Para ele, outra medida inócua foi tomada em relação à Cofins. O texto prevê o fim da cumulatividade com a criação de uma alíquota única que, ao final das contas, corresponderá a algo em torno dos 9% que hoje são pagos pelo consumidor final. “Ou seja, só unificou, não reduziu nada. O contribuinte continua pagando a conta.”

Maria Helena: retirar o projeto

O professor Montoro Filho acredita que os pontos mais importantes para uma reforma ampla não foram contemplados na proposta do governo, como a redução da carga tributária, a repartição equilibrada de recursos entre União, Estados e municípios, a desoneração da produção e a maior justiça tributária.

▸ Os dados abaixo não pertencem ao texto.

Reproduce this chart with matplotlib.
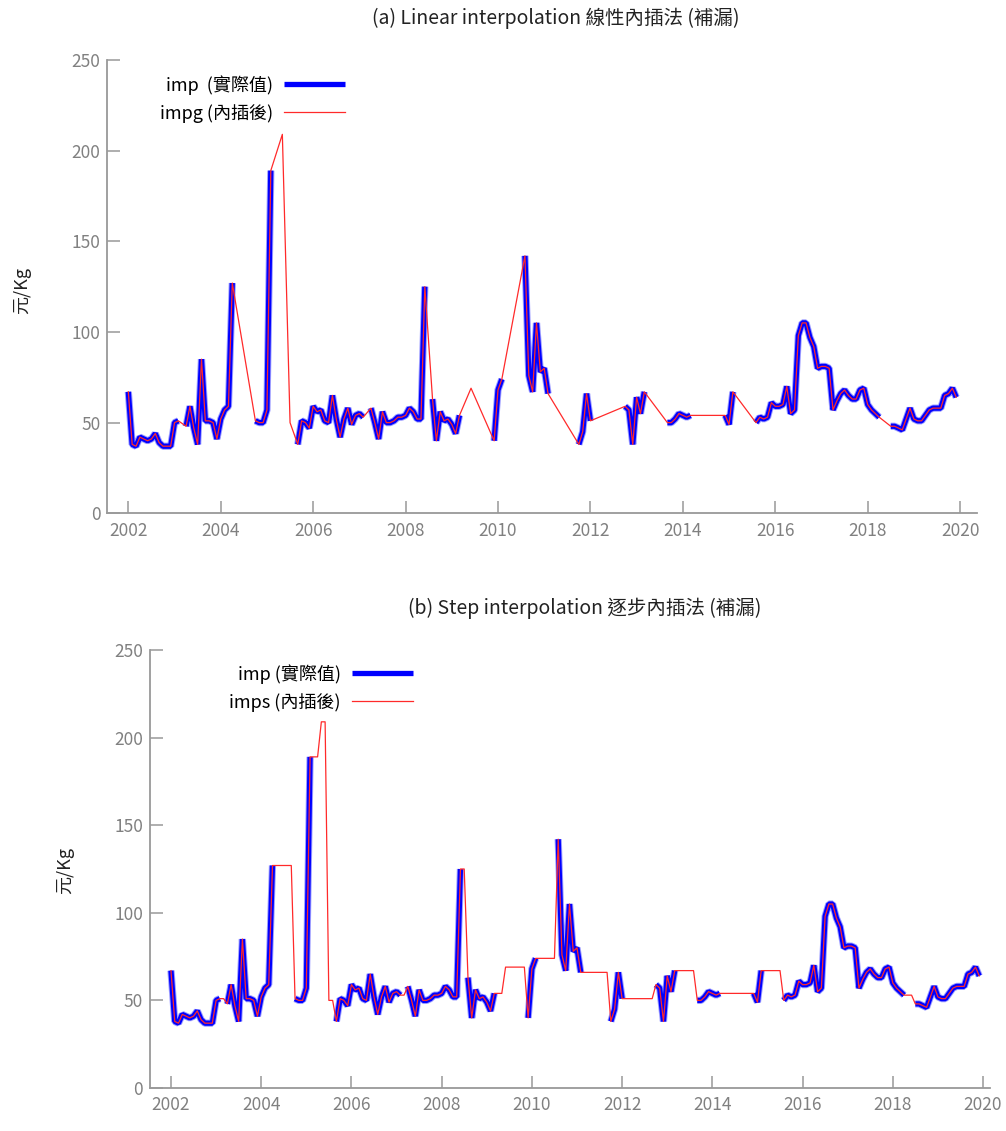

Sob a ótica jurídica, o professor Barros Carvalho também critica o resultado final do relatório. “A questão do incentivo ao crescimento através de uma tributação mais justa e racional vira retórica e é tratada de forma muito branda. Não há um desafogo sensível ao setor produtivo. Além disso, a disputa que se está criando em torno da CPMF é um problema de ordem financeira e não tributária. Em vez de os Estados lutarem por suas competências constitucionais, ficam lutando por uma participação maior ou menor na receita.”

Os professores Barros Carvalho e Heleno Torres citam a questão da progressividade do imposto de renda – o princípio segundo o qual paga mais imposto quem ganha mais – como outro ponto que merece ser mais bem discutido no texto da reforma tributária. “Há uma série de preceitos constitucionais que não foram cumpridos até agora. Entre eles, o da progressividade do imposto de renda, que ainda precisa ser devidamente regulamentado através de lei infraconstitucional. Ou seja, seria necessária a aprovação de uma tabela progressiva prevendo a variação da alíquota de acordo com a base de cálculo. Isso sequer foi discutido”, garante Carvalho.

 

As sugestões da PEC 41

Em linhas gerais, a Proposta de Emenda Constitucional (PEC) 41/03 mantém o texto constitucional sobre tributos e ratifica a exigência de lei complementar para a instituição do Imposto sobre Grandes Fortunas (IGF). Entre as principais mudanças, a CPMF (Contribuição Provisória sobre Movimentação Financeira) é transformada em contribuição permanente (CMF) e poderá variar, a critério do Executivo, entre 0,38% e 0,08%. O texto prorroga até 2007 a Desvinculação das Receitas da União (DRU), o que permite que o governo use livremente 20% de toda sua arrecadação.

Outra medida simplifica a cobrança do ICMS (Imposto sobre Circulação de Mercadorias e Serviços): os Estados passariam a cobrar cinco alíquotas unificadas desse imposto, em vez das 44 alíquotas existentes. Além disso, as diferentes legislações de ICMS dos 27 Estados seriam regidas por uma lei federal. A princípio, fica mantido o atual sistema de partilha entre origem e destino de receitas do ICMS nas operações interestaduais. Mas a cobrança do ICMS deverá ser gradualmente transferida para o Estado onde o produto é consumido e, em cerca de dez anos, o Estado produtor ficaria com apenas 4 pontos percentuais do valor do imposto.

O texto também proíbe novos incentivos fiscais e mantém por mais oito anos os incentivos já existentes nos Estados, à exceção da Zona Franca de Manaus, que teve esse benefício prorrogado até 2023, em vez de 2013, como previa o relatório original. Também prevê redução do IPI (Imposto sobre Produtos Industrializados) para bens de capital, transfere da União para os Estados o Imposto Territorial Rural (ITR) e institui a noventena, ou seja, um pazo de 90 dias desde a criação ou majoração de tributos até sua implementação. Pela regra da anualidade, uma lei podia ser criada, por exemplo, em 31 de dezembro e entrar em vigor em 1o de janeiro. Também deverá ser criado um fundo de compensação com o objetivo de compensar os Estados por suas perdas pela desoneração das exportações.